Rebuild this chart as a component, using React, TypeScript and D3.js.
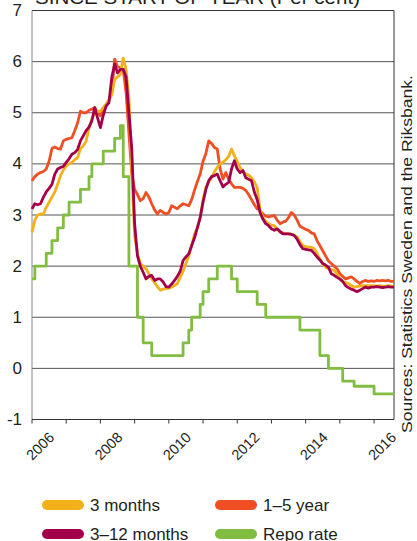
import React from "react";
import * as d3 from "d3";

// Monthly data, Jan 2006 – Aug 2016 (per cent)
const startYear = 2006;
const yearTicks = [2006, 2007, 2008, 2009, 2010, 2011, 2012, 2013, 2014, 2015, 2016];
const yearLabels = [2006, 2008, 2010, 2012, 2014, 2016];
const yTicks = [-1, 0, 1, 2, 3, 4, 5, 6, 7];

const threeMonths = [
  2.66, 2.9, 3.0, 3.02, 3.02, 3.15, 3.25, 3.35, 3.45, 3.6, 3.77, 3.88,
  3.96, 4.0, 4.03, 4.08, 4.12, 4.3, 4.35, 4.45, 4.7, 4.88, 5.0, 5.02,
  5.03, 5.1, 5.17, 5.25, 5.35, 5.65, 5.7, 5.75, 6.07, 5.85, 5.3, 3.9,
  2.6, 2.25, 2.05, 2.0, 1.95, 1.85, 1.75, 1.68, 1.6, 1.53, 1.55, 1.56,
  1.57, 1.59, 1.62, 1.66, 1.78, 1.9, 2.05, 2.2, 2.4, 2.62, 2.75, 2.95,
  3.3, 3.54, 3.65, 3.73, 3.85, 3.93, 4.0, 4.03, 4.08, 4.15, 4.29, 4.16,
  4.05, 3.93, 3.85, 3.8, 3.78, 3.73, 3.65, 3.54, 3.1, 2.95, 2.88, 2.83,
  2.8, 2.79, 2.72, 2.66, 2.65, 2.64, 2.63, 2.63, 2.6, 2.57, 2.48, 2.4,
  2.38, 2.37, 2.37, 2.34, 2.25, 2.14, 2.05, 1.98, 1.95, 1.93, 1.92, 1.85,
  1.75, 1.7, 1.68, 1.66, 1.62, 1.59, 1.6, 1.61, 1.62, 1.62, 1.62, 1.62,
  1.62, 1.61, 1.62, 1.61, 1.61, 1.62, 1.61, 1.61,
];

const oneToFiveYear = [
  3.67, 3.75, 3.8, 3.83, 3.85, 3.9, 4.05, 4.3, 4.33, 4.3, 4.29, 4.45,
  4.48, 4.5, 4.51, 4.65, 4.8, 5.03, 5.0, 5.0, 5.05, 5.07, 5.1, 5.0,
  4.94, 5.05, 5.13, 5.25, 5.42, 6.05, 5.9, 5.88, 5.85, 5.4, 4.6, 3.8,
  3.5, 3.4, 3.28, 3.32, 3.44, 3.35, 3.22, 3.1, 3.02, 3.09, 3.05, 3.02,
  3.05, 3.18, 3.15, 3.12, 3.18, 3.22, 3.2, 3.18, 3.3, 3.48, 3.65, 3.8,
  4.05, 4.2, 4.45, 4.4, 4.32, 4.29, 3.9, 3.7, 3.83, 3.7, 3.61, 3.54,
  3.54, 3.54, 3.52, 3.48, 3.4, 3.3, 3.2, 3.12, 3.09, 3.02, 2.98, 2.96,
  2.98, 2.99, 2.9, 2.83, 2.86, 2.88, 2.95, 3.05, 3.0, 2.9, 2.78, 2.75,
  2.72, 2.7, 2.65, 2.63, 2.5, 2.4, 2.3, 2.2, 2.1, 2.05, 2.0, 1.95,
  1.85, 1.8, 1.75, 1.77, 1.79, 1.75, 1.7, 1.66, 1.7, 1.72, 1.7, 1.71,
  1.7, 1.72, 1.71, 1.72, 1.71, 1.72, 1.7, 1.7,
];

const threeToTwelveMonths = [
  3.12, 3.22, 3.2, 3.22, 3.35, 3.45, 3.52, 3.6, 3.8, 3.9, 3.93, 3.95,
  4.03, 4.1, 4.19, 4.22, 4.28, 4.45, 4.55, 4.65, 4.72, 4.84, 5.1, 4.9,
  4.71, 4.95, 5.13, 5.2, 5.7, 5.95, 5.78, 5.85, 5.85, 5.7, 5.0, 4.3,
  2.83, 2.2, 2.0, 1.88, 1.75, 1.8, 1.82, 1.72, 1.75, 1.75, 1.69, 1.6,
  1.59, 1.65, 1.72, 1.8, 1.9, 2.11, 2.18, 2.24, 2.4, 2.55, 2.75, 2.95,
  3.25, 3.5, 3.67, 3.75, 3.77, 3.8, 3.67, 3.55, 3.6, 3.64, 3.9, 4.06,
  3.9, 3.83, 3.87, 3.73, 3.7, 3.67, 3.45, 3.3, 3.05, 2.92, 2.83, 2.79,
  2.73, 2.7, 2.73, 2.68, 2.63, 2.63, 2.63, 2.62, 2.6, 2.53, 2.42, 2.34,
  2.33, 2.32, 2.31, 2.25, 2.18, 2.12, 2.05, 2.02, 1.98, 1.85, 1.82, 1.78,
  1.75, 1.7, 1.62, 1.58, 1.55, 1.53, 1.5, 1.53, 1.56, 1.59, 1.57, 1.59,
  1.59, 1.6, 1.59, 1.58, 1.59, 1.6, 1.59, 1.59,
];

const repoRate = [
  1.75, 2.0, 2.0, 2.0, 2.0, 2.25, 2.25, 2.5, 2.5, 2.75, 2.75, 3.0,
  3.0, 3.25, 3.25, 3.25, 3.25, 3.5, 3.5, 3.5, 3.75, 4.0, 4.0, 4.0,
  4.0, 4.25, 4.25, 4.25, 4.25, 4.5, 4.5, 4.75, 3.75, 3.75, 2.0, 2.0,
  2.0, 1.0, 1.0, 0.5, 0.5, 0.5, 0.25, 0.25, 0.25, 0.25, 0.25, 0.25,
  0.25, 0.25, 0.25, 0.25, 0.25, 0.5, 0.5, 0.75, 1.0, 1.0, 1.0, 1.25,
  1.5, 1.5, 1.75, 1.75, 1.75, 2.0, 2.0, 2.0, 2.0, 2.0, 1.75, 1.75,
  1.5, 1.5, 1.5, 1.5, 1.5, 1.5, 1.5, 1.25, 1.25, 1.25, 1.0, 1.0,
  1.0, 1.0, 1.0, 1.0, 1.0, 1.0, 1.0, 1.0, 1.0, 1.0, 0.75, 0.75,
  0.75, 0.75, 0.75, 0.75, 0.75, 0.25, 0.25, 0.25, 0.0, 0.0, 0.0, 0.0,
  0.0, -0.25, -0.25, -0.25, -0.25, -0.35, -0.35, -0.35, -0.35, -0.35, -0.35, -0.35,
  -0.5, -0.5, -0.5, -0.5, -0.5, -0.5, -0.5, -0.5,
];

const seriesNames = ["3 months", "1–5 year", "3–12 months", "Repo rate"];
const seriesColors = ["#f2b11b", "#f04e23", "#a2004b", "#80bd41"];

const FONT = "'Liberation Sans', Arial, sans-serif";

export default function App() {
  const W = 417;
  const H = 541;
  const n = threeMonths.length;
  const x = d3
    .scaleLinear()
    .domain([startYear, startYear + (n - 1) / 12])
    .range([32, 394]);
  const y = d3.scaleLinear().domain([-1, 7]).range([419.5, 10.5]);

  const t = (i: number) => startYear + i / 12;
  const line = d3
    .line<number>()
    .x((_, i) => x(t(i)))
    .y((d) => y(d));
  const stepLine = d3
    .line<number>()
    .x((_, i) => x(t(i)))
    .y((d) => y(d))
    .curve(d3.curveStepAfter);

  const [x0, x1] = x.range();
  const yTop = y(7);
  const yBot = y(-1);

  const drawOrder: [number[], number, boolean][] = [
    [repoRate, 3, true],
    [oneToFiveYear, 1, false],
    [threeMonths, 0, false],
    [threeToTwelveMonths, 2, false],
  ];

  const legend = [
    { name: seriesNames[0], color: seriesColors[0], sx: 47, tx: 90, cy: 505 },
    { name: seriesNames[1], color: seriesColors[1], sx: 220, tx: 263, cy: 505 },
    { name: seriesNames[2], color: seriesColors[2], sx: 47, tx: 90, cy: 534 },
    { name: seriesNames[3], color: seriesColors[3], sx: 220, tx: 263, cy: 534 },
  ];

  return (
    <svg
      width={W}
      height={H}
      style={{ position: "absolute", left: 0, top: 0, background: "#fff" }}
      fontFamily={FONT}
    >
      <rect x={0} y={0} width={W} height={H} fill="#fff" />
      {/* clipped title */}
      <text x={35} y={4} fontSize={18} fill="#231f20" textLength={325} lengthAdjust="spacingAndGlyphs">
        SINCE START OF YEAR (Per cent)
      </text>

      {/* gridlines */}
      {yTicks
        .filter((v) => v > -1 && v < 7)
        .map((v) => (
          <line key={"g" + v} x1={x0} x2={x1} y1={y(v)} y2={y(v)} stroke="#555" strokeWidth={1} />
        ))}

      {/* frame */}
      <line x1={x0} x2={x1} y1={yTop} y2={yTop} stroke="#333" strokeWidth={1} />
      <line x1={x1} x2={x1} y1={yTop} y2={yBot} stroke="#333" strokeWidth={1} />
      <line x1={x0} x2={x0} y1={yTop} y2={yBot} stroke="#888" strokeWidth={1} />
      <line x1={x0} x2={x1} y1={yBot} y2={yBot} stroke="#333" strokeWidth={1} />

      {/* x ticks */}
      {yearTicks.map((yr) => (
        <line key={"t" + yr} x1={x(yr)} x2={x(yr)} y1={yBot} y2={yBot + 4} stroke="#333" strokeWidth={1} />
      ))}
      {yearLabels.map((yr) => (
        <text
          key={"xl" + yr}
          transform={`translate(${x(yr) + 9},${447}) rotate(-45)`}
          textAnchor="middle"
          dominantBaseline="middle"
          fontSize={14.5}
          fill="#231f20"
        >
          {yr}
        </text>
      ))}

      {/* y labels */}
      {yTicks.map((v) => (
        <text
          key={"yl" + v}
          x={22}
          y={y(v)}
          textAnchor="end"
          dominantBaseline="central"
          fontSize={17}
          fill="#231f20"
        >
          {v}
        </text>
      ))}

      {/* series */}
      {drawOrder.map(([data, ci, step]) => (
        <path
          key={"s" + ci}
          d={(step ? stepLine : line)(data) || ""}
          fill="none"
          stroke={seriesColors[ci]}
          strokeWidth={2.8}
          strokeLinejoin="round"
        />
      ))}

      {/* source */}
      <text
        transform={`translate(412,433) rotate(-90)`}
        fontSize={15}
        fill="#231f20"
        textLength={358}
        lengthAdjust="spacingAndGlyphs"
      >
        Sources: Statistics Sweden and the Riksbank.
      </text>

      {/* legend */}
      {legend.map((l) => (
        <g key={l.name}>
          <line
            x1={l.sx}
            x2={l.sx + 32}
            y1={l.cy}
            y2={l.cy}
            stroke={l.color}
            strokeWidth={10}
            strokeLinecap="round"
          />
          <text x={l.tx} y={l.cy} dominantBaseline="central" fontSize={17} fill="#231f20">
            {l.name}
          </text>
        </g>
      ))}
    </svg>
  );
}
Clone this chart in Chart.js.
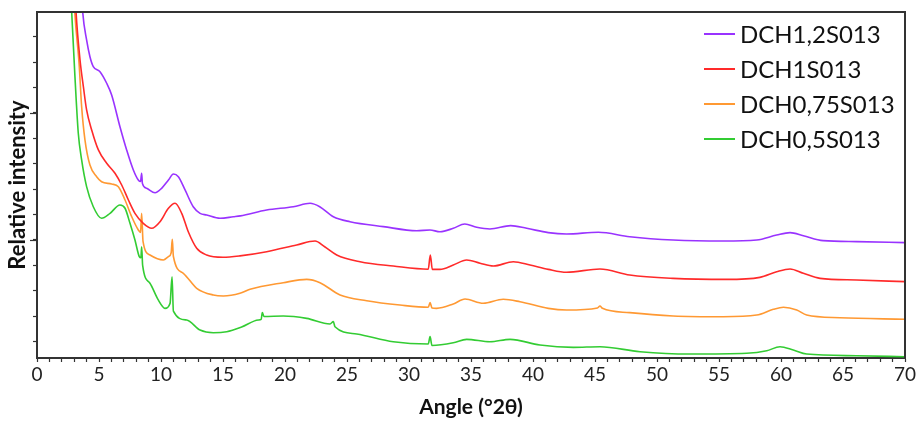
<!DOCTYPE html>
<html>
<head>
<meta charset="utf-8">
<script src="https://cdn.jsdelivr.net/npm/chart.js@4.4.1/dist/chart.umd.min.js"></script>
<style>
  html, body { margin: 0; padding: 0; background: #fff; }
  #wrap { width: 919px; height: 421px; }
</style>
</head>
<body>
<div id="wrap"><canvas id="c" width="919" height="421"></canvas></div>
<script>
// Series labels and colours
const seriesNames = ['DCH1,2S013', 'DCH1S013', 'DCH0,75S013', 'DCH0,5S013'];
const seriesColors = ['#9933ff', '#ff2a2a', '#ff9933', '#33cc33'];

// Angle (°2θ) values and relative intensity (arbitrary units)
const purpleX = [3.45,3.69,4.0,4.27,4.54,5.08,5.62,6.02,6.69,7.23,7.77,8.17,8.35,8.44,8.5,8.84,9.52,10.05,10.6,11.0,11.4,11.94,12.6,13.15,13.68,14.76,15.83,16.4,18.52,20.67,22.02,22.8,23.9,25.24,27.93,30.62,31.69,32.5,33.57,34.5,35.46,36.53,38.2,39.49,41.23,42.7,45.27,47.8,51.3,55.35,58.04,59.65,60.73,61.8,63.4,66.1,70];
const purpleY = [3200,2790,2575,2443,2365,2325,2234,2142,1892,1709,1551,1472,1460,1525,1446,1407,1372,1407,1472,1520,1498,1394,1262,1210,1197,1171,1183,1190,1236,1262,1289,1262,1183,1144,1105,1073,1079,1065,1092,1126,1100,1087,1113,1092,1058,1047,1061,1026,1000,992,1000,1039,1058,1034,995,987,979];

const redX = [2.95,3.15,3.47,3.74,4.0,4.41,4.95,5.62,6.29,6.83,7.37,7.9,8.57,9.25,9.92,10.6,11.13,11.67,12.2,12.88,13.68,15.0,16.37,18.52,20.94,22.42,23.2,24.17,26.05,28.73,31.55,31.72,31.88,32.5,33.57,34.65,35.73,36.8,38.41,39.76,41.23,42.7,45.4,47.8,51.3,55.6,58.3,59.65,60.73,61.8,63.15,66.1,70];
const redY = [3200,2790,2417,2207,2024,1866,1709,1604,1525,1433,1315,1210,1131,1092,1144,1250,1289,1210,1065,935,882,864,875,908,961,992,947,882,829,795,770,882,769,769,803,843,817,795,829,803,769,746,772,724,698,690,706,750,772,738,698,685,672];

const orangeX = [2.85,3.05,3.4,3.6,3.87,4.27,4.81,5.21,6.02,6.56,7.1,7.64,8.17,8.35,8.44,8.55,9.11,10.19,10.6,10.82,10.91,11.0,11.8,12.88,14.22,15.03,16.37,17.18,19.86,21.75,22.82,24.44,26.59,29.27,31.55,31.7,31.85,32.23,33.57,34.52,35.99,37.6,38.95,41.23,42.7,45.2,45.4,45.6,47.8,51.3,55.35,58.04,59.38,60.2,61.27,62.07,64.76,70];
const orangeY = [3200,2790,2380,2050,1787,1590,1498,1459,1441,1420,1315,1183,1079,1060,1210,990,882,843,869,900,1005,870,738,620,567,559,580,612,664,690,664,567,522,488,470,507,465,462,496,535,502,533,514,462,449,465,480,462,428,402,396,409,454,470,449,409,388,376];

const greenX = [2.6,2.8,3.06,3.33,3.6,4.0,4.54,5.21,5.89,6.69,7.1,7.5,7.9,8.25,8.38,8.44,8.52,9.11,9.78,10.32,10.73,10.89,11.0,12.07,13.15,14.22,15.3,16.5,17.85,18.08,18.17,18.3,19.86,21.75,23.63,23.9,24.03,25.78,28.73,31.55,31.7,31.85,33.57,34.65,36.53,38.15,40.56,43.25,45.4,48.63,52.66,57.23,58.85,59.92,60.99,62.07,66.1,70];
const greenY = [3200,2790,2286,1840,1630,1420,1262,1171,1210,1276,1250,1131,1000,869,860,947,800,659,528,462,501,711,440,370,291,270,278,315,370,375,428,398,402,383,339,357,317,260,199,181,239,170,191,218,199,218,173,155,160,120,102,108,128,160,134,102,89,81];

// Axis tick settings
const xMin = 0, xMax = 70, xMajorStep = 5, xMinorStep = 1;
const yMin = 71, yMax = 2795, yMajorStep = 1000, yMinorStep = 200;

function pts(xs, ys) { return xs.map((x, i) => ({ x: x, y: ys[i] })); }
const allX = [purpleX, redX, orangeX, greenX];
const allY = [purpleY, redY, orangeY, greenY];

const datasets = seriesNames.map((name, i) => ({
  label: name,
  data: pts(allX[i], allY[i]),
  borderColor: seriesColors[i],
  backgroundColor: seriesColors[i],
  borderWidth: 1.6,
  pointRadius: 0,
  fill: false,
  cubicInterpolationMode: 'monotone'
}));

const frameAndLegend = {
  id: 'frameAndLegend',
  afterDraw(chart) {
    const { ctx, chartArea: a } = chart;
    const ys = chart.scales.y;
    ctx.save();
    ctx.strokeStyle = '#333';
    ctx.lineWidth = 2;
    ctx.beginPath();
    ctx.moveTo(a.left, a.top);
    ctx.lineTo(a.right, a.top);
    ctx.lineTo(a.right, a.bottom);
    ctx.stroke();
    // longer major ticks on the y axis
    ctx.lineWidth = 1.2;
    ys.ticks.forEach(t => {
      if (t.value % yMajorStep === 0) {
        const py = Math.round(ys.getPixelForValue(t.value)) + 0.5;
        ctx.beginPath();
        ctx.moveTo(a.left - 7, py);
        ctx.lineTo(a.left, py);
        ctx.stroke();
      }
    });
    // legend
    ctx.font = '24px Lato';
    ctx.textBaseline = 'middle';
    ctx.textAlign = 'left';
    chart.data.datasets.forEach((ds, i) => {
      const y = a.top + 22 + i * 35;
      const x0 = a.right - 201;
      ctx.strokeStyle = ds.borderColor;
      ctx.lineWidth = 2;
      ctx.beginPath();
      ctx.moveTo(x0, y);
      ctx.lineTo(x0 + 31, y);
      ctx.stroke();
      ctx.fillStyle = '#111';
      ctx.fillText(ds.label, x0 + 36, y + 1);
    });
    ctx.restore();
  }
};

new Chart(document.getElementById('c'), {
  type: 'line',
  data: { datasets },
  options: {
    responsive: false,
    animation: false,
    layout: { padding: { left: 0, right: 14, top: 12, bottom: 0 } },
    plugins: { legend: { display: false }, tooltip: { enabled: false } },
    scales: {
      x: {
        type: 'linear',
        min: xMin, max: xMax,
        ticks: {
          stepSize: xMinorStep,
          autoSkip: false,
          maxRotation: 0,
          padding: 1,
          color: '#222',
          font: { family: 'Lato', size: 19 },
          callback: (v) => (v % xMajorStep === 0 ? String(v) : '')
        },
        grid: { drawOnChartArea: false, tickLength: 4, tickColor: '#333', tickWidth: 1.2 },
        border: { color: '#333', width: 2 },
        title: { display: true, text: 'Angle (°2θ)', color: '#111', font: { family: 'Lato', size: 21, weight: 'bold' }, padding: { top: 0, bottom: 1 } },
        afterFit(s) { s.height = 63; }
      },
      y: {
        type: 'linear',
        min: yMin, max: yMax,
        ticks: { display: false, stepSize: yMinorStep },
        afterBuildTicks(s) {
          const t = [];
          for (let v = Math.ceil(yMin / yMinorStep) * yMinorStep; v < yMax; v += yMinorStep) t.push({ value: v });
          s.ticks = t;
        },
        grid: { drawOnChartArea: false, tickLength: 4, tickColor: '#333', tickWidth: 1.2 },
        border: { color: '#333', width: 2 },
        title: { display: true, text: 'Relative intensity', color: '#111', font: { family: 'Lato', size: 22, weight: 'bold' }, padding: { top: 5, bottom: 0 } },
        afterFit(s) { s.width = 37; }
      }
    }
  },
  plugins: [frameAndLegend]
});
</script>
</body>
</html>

What this task involves: Give again exactly the lines running from the beginning of the material above through the line that contains "import * as", and leave out every picture.

Task result:
Rebuild this chart as a component, using React, TypeScript and D3.js.
import React from "react";
import * as d3 from "d3";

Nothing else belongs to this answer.